**GOAL OF THE EXERCISE**
Starting with the first line of the data below, copy each line up to and including the one containing "synTS_20240728.nc (0.021d earlier)</text>". Pictures stay out.

**MATERIAL**
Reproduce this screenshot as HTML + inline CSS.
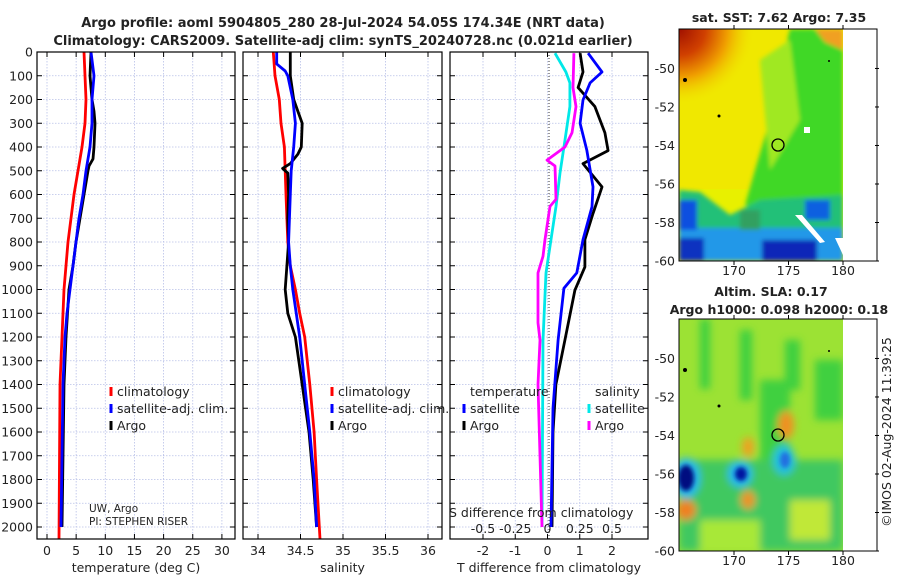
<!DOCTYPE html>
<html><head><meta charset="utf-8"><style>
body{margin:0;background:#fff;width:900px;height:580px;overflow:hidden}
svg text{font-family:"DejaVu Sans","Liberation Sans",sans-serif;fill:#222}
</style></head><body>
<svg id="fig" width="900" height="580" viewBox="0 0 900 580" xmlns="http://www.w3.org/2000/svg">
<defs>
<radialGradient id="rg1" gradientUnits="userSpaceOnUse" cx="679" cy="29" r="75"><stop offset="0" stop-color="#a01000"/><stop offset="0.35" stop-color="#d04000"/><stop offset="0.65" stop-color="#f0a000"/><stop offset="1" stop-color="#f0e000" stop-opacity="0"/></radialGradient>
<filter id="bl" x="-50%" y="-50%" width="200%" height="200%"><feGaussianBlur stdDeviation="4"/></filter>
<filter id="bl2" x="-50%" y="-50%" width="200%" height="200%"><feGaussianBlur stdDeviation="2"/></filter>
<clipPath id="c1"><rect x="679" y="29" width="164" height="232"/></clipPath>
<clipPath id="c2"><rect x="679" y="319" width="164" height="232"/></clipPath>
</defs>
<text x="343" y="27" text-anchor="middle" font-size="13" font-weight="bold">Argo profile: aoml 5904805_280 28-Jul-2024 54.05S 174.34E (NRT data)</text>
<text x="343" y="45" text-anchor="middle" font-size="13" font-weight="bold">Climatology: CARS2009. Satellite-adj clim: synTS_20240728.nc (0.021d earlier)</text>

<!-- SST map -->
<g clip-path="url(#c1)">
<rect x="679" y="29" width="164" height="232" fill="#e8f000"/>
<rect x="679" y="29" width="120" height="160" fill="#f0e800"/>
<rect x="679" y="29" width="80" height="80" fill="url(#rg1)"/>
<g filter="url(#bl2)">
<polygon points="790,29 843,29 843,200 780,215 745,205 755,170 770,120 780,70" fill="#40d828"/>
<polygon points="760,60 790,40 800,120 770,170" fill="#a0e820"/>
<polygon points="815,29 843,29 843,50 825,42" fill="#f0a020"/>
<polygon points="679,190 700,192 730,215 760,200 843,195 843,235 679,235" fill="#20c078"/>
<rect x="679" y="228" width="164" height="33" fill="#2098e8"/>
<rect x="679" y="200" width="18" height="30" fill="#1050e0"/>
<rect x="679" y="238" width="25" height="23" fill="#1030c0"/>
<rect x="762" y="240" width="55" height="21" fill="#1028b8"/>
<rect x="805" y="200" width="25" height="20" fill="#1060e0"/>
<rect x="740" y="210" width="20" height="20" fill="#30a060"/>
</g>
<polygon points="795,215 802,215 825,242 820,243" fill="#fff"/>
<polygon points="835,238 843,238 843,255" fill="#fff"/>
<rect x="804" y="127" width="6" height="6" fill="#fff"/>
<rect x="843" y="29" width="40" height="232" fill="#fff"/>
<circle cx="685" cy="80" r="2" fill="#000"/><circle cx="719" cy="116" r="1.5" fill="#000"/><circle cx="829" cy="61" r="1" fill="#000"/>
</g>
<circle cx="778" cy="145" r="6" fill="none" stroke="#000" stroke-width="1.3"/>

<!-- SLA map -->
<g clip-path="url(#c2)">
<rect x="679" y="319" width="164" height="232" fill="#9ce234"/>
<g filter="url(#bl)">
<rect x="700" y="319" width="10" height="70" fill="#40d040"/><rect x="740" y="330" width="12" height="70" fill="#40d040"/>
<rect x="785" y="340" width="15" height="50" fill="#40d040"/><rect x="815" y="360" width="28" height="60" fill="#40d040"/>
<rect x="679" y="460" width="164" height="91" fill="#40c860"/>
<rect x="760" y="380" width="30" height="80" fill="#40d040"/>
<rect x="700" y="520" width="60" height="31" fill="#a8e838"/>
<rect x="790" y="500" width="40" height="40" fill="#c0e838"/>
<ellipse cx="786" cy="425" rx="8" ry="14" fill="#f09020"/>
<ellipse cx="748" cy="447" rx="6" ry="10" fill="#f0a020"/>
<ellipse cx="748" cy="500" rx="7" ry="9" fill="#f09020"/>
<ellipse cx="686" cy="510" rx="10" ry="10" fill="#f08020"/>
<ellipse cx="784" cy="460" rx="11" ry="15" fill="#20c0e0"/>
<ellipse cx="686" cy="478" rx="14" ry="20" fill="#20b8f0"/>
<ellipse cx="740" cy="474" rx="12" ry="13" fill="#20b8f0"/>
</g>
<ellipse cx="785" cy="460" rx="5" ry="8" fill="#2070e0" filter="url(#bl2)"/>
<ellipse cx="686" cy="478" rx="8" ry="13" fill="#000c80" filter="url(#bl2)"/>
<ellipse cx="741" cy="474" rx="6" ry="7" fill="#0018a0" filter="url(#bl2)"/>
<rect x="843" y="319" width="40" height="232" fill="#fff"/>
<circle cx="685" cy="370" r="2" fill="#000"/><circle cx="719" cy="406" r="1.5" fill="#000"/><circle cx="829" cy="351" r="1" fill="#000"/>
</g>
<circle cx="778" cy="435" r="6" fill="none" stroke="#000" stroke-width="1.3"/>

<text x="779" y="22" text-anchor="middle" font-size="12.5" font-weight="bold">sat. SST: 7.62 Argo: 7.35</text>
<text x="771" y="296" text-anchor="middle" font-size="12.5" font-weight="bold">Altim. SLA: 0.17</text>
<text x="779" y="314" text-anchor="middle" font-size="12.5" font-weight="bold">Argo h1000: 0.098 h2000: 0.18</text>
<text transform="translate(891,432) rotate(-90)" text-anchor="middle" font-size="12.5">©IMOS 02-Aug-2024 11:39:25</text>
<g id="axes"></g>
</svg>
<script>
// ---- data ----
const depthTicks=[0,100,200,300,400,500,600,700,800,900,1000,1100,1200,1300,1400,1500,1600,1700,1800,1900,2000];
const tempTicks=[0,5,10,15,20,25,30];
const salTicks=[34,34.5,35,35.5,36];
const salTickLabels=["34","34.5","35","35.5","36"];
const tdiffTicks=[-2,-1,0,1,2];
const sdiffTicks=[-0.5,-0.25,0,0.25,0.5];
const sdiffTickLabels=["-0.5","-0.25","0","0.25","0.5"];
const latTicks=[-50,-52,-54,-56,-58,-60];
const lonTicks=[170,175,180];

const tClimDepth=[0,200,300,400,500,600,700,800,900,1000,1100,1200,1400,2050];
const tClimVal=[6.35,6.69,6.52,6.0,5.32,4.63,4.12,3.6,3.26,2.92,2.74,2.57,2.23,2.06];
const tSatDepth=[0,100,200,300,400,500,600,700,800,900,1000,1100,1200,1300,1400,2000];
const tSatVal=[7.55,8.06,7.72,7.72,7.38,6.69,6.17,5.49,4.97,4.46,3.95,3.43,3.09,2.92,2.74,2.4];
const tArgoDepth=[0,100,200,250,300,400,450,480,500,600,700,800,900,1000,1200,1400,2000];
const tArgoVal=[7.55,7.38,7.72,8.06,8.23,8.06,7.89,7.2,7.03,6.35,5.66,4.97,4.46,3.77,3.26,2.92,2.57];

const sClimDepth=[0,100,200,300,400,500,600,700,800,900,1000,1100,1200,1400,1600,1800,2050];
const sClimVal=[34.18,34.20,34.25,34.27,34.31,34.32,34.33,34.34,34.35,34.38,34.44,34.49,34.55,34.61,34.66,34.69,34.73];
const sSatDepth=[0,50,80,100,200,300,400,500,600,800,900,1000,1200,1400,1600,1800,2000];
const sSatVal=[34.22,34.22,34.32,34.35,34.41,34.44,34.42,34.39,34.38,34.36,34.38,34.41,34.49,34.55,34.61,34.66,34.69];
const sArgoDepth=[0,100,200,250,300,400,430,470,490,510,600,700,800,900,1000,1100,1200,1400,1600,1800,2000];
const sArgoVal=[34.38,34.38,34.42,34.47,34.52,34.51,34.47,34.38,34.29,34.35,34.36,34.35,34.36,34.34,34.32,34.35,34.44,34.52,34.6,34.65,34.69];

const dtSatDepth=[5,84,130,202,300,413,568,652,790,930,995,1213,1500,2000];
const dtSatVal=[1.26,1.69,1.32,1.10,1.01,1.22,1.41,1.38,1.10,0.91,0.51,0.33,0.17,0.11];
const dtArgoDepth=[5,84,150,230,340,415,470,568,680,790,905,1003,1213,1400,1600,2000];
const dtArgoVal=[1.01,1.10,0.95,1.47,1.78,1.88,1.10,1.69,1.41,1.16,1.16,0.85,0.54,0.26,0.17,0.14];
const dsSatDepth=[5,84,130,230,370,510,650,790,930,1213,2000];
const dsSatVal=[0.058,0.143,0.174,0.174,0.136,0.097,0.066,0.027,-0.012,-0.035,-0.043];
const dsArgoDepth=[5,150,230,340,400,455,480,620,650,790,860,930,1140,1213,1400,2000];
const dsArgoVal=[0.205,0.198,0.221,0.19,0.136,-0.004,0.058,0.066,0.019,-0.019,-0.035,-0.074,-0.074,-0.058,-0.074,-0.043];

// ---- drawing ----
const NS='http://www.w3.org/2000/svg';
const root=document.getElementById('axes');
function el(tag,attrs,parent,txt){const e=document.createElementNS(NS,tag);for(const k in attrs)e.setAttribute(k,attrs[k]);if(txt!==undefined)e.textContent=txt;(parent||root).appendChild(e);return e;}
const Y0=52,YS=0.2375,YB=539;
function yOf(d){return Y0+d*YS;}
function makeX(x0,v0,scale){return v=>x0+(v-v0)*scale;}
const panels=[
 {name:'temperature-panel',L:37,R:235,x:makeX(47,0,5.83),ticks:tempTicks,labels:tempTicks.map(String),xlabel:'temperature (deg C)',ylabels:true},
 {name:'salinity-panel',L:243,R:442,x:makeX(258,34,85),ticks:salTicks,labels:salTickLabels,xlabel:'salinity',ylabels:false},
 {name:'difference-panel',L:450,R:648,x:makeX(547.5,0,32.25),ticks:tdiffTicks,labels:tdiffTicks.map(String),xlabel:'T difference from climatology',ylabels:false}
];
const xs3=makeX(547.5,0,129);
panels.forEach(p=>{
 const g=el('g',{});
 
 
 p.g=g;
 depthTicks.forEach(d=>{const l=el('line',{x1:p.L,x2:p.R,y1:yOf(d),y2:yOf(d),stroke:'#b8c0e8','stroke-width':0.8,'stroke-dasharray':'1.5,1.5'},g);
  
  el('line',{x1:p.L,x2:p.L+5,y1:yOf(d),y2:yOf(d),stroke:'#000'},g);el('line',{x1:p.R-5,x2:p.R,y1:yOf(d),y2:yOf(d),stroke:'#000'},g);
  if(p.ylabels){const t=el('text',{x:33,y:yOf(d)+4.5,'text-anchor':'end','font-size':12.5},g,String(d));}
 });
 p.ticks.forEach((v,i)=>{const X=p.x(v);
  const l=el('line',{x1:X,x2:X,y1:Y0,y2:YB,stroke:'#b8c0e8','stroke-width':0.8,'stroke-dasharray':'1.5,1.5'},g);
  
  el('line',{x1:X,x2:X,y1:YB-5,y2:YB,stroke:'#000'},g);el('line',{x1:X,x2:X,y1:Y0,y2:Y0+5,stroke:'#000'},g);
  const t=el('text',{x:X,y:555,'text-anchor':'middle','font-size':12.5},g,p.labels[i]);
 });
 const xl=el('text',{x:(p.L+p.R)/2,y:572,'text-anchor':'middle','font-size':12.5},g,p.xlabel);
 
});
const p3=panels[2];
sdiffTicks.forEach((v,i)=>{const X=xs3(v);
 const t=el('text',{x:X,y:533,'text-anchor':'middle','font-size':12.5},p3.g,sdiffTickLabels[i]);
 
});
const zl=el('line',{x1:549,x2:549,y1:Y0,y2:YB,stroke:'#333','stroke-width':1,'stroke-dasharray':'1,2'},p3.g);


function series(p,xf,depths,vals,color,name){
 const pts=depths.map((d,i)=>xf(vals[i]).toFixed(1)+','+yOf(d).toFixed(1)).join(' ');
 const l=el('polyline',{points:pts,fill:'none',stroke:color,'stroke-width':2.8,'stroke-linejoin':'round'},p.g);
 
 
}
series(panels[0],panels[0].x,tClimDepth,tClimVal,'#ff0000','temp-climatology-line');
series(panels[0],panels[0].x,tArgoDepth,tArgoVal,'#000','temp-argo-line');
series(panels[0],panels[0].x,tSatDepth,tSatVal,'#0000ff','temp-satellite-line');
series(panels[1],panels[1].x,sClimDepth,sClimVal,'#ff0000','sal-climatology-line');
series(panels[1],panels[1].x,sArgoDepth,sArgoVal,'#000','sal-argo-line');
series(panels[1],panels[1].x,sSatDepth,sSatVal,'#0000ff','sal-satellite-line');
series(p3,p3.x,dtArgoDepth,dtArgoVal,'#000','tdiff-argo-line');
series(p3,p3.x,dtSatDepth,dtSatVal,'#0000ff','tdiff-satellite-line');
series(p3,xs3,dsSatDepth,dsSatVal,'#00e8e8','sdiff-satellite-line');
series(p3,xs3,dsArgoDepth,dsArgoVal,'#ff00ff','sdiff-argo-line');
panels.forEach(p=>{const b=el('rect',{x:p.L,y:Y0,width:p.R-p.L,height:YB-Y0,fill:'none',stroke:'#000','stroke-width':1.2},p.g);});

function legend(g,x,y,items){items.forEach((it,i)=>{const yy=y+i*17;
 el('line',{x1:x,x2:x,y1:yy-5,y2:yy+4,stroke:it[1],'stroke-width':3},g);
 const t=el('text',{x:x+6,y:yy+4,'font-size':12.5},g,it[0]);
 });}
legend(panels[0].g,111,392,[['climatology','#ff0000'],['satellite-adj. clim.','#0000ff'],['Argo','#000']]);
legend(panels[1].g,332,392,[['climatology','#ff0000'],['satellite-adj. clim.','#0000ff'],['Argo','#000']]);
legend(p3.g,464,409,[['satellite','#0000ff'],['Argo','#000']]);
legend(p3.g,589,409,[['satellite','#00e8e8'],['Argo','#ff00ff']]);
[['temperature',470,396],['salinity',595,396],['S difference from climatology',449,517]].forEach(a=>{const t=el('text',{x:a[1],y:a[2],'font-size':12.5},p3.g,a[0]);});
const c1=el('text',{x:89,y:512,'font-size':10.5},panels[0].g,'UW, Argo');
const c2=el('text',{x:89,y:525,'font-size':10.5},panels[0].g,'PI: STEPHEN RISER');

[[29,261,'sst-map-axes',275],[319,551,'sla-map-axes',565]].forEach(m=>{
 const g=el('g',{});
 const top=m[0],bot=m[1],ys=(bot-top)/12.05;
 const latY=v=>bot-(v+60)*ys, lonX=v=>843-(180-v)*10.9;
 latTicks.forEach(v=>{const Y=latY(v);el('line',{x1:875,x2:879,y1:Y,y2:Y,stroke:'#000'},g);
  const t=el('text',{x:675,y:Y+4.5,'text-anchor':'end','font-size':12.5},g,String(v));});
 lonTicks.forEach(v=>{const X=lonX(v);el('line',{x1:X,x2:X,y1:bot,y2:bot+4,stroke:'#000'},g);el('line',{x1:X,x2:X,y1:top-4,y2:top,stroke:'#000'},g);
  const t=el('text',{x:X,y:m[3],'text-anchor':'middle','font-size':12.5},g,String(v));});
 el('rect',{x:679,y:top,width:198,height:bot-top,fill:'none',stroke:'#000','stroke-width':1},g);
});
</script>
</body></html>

**ANSWER TO THIS PROBLEM**
Reproduce this screenshot as HTML + inline CSS.
<!DOCTYPE html>
<html><head><meta charset="utf-8"><style>
body{margin:0;background:#fff;width:900px;height:580px;overflow:hidden}
svg text{font-family:"DejaVu Sans","Liberation Sans",sans-serif;fill:#222}
</style></head><body>
<svg id="fig" width="900" height="580" viewBox="0 0 900 580" xmlns="http://www.w3.org/2000/svg">
<defs>
<radialGradient id="rg1" gradientUnits="userSpaceOnUse" cx="679" cy="29" r="75"><stop offset="0" stop-color="#a01000"/><stop offset="0.35" stop-color="#d04000"/><stop offset="0.65" stop-color="#f0a000"/><stop offset="1" stop-color="#f0e000" stop-opacity="0"/></radialGradient>
<filter id="bl" x="-50%" y="-50%" width="200%" height="200%"><feGaussianBlur stdDeviation="4"/></filter>
<filter id="bl2" x="-50%" y="-50%" width="200%" height="200%"><feGaussianBlur stdDeviation="2"/></filter>
<clipPath id="c1"><rect x="679" y="29" width="164" height="232"/></clipPath>
<clipPath id="c2"><rect x="679" y="319" width="164" height="232"/></clipPath>
</defs>
<text x="343" y="27" text-anchor="middle" font-size="13" font-weight="bold">Argo profile: aoml 5904805_280 28-Jul-2024 54.05S 174.34E (NRT data)</text>
<text x="343" y="45" text-anchor="middle" font-size="13" font-weight="bold">Climatology: CARS2009. Satellite-adj clim: synTS_20240728.nc (0.021d earlier)</text>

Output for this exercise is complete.